In an email dated August 13, supplied to NZPA by Labour Party deputy leader Annette King, Kaitaia CYF staff were told to show respect to the minister when she visited the next day.

"It is not appropriate for staff to pour their hearts and souls out to the minister," a manager wrote. "This is a formal visit and she is not your 'friend'. It's a bit like the relationship between a servant and a master, ie the servant knows their place. She should not be presented with the woes of the office, or lack of resources, or anything like that."

However, the email said it was okay to state there were challenges that could be managed.

The email was anonymously copied to National, Labour and other political parties as well as the Children's Commissioner.
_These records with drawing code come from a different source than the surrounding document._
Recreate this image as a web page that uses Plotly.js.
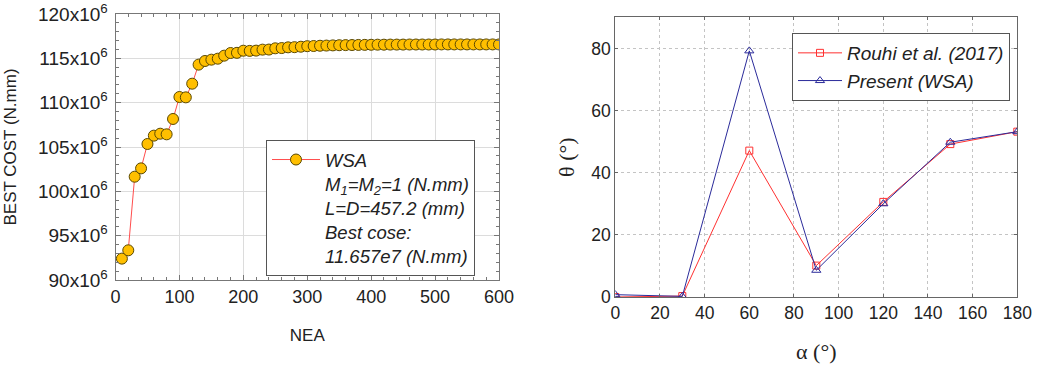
<!DOCTYPE html>
<html>
<head>
<meta charset="utf-8">
<script src="https://cdn.plot.ly/plotly-3.0.1.min.js"></script>
<style>
html,body{margin:0;padding:0;background:#fff;}
#chart{width:1037px;height:370px;}
</style>
</head>
<body>
<div id="chart"></div>
<script>
// ---- Left chart data: best cost vs NEA ----
const neaValues = [10,20,30,40,50,60,70,80,90,100,110,120,130,140,150,160,170,180,190,200,
  210,220,230,240,250,260,270,280,290,300,310,320,330,340,350,360,370,380,390,400,
  410,420,430,440,450,460,470,480,490,500,510,520,530,540,550,560,570,580,590,600];
const bestCost = [92.41e6,93.35e6,101.65e6,102.59e6,105.34e6,106.28e6,106.50e6,106.43e6,108.16e6,110.64e6,
  110.60e6,112.14e6,114.29e6,114.70e6,114.85e6,114.96e6,115.30e6,115.60e6,115.62e6,115.86e6,
  115.84e6,115.87e6,115.98e6,115.99e6,116.13e6,116.16e6,116.24e6,116.26e6,116.31e6,116.37e6,
  116.39e6,116.42e6,116.44e6,116.46e6,116.48e6,116.49e6,116.50e6,116.51e6,116.52e6,116.53e6,
  116.54e6,116.54e6,116.55e6,116.55e6,116.55e6,116.56e6,116.56e6,116.56e6,116.56e6,116.56e6,
  116.57e6,116.57e6,116.57e6,116.57e6,116.57e6,116.57e6,116.57e6,116.57e6,116.57e6,116.57e6];
const costTickVals = [90e6,95e6,100e6,105e6,110e6,115e6,120e6];
const costTickText = ['90x10<sup>6</sup>','95x10<sup>6</sup>','100x10<sup>6</sup>','105x10<sup>6</sup>',
  '110x10<sup>6</sup>','115x10<sup>6</sup>','120x10<sup>6</sup>'];
const wsaLegendText = 'WSA<br>M<sub>1</sub>=M<sub>2</sub>=1 (N.mm)<br>L=D=457.2 (mm)<br>Best cose:<br>11.657e7 (N.mm)';

// ---- Right chart data: theta vs alpha ----
const alphaValues = [0,30,60,90,120,150,180];
const thetaRouhi = [0.0,0.3,47.1,10.1,30.6,49.2,53.2];
const thetaPresent = [0.75,0.2,79.2,8.6,30.0,49.8,53.2];

const sans = 'Liberation Sans, Arial, sans-serif';
const serif = 'Liberation Serif, Times New Roman, serif';

const traces = [
  {
    x: neaValues, y: bestCost, xaxis: 'x', yaxis: 'y', type: 'scatter', mode: 'lines+markers',
    name: wsaLegendText, legend: 'legend',
    line: {color: '#ff4d4d', width: 1},
    marker: {symbol: 'circle', size: 11, color: '#ffbf00', line: {color: '#5a4800', width: 1}}
  },
  {
    x: alphaValues, y: thetaRouhi, xaxis: 'x2', yaxis: 'y2', type: 'scatter', mode: 'lines+markers',
    name: 'Rouhi et al. (2017)', legend: 'legend2',
    line: {color: '#ff3030', width: 1},
    marker: {symbol: 'square-open', size: 7, color: '#ff3030', line: {width: 1}}
  },
  {
    x: alphaValues, y: thetaPresent, xaxis: 'x2', yaxis: 'y2', type: 'scatter', mode: 'lines+markers',
    name: 'Present (WSA)', legend: 'legend2',
    line: {color: '#2b2b9a', width: 1},
    marker: {symbol: 'triangle-up-open', size: 8, color: '#2b2b9a', line: {width: 1}}
  }
];

const layout = {
  width: 1037, height: 370,
  margin: {l: 0, r: 0, t: 0, b: 0},
  paper_bgcolor: '#fff', plot_bgcolor: '#fff',
  font: {family: sans, color: '#222'},
  xaxis: {
    domain: [115.5/1037, 499/1037], range: [0, 600], anchor: 'y',
    tickvals: [0,100,200,300,400,500,600],
    tickfont: {size: 18, color: '#222'},
    showgrid: true, gridcolor: '#dcdcdc', gridwidth: 1, zeroline: false,
    showline: true, linecolor: '#777', linewidth: 1, mirror: 'allticks',
    ticks: 'inside', ticklen: 5, tickcolor: '#777',
    minor: {ticks: 'inside', ticklen: 3, dtick: 20, tick0: 0, tickcolor: '#777', showgrid: false},
    title: {text: 'NEA', font: {size: 17, color: '#222'}, standoff: 23}
  },
  yaxis: {
    domain: [1-280/370, 1-14/370], range: [90e6, 120e6], anchor: 'x',
    tickmode: 'array', tickvals: costTickVals, ticktext: costTickText,
    tickfont: {size: 19, color: '#222'}, ticklabelstandoff: 3,
    showgrid: true, gridcolor: '#dcdcdc', gridwidth: 1, zeroline: false,
    showline: true, linecolor: '#777', linewidth: 1, mirror: 'allticks',
    ticks: 'inside', ticklen: 5, tickcolor: '#777',
    minor: {ticks: 'inside', ticklen: 3, dtick: 1e6, tick0: 90e6, tickcolor: '#777', showgrid: false},
    title: {text: 'BEST COST (N.mm)', font: {size: 17, color: '#222'}, standoff: 17}
  },
  xaxis2: {
    domain: [615.3/1037, 1017.3/1037], range: [0, 180], anchor: 'y2',
    dtick: 20, tick0: 0,
    tickfont: {size: 17.5, color: '#222'},
    showgrid: true, gridcolor: '#c4c4c4', griddash: 'dot', gridwidth: 1, zeroline: false,
    showline: true, linecolor: '#666', linewidth: 1, mirror: 'allticks',
    ticks: 'inside', ticklen: 3, tickcolor: '#666',
    title: {text: 'α (°)', font: {family: serif, size: 22, color: '#222'}, standoff: 21}
  },
  yaxis2: {
    domain: [1-297/370, 1-17.3/370], range: [0, 90], anchor: 'x2',
    dtick: 20, tick0: 0,
    tickfont: {size: 17.5, color: '#222'},
    showgrid: true, gridcolor: '#c4c4c4', griddash: 'dot', gridwidth: 1, zeroline: false,
    showline: true, linecolor: '#666', linewidth: 1, mirror: 'allticks',
    ticks: 'inside', ticklen: 3, tickcolor: '#666',
    title: {text: 'θ (°)', font: {family: serif, size: 22, color: '#222'}, standoff: 10}
  },
  legend: {
    x: 266/1037, y: 1-140/370, xanchor: 'left', yanchor: 'top',
    bgcolor: '#fff', bordercolor: '#555', borderwidth: 1,
    font: {family: sans, size: 18.5, style: 'italic', color: '#222'},
    valign: 'top', tracegroupgap: 0, itemwidth: 48
  },
  legend2: {
    x: 792/1037, y: 1-33/370, xanchor: 'left', yanchor: 'top',
    bgcolor: '#fff', bordercolor: '#555', borderwidth: 1,
    font: {family: sans, size: 19, style: 'italic', color: '#222'},
    tracegroupgap: 0, itemwidth: 44
  },
  showlegend: true
};

Plotly.newPlot('chart', traces, layout, {displayModeBar: false, staticPlot: true});
</script>
</body>
</html>
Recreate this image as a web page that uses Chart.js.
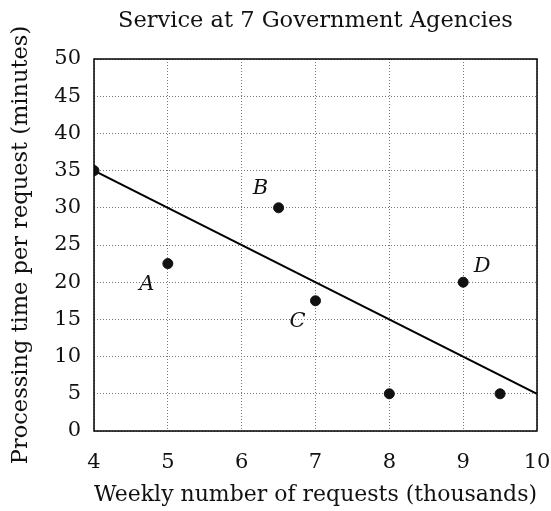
<!DOCTYPE html>
<html>
<head>
<meta charset="utf-8">
<script src="https://cdn.jsdelivr.net/npm/chart.js@4.4.0/dist/chart.umd.min.js"></script>
<style>
  body { margin: 0; background: #fff; }
  #wrap { width: 551px; height: 511px; }
</style>
</head>
<body>
<div id="wrap"><canvas id="myChart" width="551" height="511"></canvas></div>
<script>
// agency data: weekly requests (thousands) vs minutes per request
const requests = [4, 5, 6.5, 7, 8, 9, 9.5];
const minutes = [35, 22.5, 30, 17.5, 5, 20, 5];
const names = ['', 'A', 'B', 'C', '', 'D', ''];
// where each letter sits relative to its dot (px)
const nameOffset = [null, [-21, 21], [-18, -19], [-18, 21], null, [19, -16], null];

// trend line end points
const trendX = [4, 10];
const trendY = [35, 5];

const chartTitle = 'Service at 7 Government Agencies';
const serif = "'DejaVu Serif', 'Liberation Serif', serif";

const points = requests.map((x, i) => ({x: x, y: minutes[i]}));
const trend = trendX.map((x, i) => ({x: x, y: trendY[i]}));

// title over the plot, box round the plot, the A..D letters
const extras = {
  id: 'extras',
  afterDraw(chart) {
    const ctx = chart.ctx;
    const a = chart.chartArea;
    ctx.save();
    ctx.fillStyle = '#111';
    ctx.font = "22.5px " + serif;
    ctx.textAlign = 'center';
    ctx.textBaseline = 'middle';
    ctx.fillText(chartTitle, (a.left + a.right) / 2, 21);

    ctx.strokeStyle = '#000';
    ctx.lineWidth = 1.5;
    ctx.strokeRect(a.left, a.top, a.right - a.left, a.bottom - a.top);

    const xs = chart.scales.x, ys = chart.scales.y;
    ctx.font = "italic 21px " + serif;
    names.forEach((n, i) => {
      if (!n) return;
      let px = xs.getPixelForValue(requests[i]);
      let py = ys.getPixelForValue(minutes[i]);
      ctx.fillText(n, px + nameOffset[i][0], py + nameOffset[i][1]);
    });
    ctx.restore();
  }
};

const ctx = document.getElementById('myChart');

const myChart = new Chart(ctx, {
  type: 'scatter',
  data: {
    datasets: [{
      label: 'agencies',
      data: points,
      backgroundColor: '#111',
      borderColor: '#111',
      pointRadius: 5,
      pointHoverRadius: 5
    }, {
      type: 'line',
      label: 'trend',
      data: trend,
      borderColor: '#000',
      borderWidth: 2,
      pointRadius: 0,
      fill: false
    }]
  },
  options: {
    responsive: false,
    animation: false,
    layout: { padding: { left: 0, right: 14, top: 59, bottom: 0 } },
    plugins: {
      legend: { display: false },
      tooltip: { enabled: false },
      title: { display: false }
    },
    scales: {
      x: {
        type: 'linear',
        min: 4,
        max: 10,
        ticks: { stepSize: 1, color: '#111', padding: 19, font: { family: serif, size: 21 } },
        grid: { color: '#777', lineWidth: 1, drawTicks: false },
        border: { display: false, dash: [1, 2] },
        title: {
          display: true,
          text: 'Weekly number of requests (thousands)',
          color: '#111',
          font: { family: serif, size: 22.5, lineHeight: 1.2 },
          padding: { top: 0, bottom: 2 }
        },
        afterFit(scale) {
          scale.height = 80;
          scale.paddingLeft = 0;
          scale.paddingRight = 0;
        }
      },
      y: {
        min: 0,
        max: 50,
        ticks: { stepSize: 5, color: '#111', padding: 13, font: { family: serif, size: 21 } },
        grid: { color: '#777', lineWidth: 1, drawTicks: false },
        border: { display: false, dash: [1, 2] },
        title: {
          display: true,
          text: 'Processing time per request (minutes)',
          color: '#111',
          font: { family: serif, size: 22.5, lineHeight: 1.2 },
          padding: { top: 8, bottom: 0 }
        },
        afterFit(scale) {
          scale.width = 94;
          scale.paddingTop = 0;
          scale.paddingBottom = 0;
        }
      }
    }
  },
  plugins: [extras]
});
</script>
</body>
</html>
"This amounts to workplace bullying, and corruption within a public service department," they wrote.

Ms King asked questions in Parliament yesterday about the email.

"If staff are not allowed to talk to her [Ms Bennett] how can she really know what pressures staff are facing if reports to her have to be sanitised?"

Ms Bennett told NZPA she wanted staff to speak to her about concerns.

"I very much value them and their opinions and I am disappointed in the manager's email."

Ms King said there were wider problems of the Government blocking information and communication and said she was frustrated by poor responses to written questions and Official Information Act requests. She had also struggled to get permission to visit CYF offices.

CYF's deputy chief executive, Ray Smith, said the email was an "unnecessary and surprising" action and the manager involved regretted showing bad judgment.

"It was completely inappropriate and in no way reflects the position that I or the staff of CYF take with our minister visiting our offices," Mr Smith said.

Ms King later said she expected Ms Bennett to ensure staff felt they could speak out about work problems.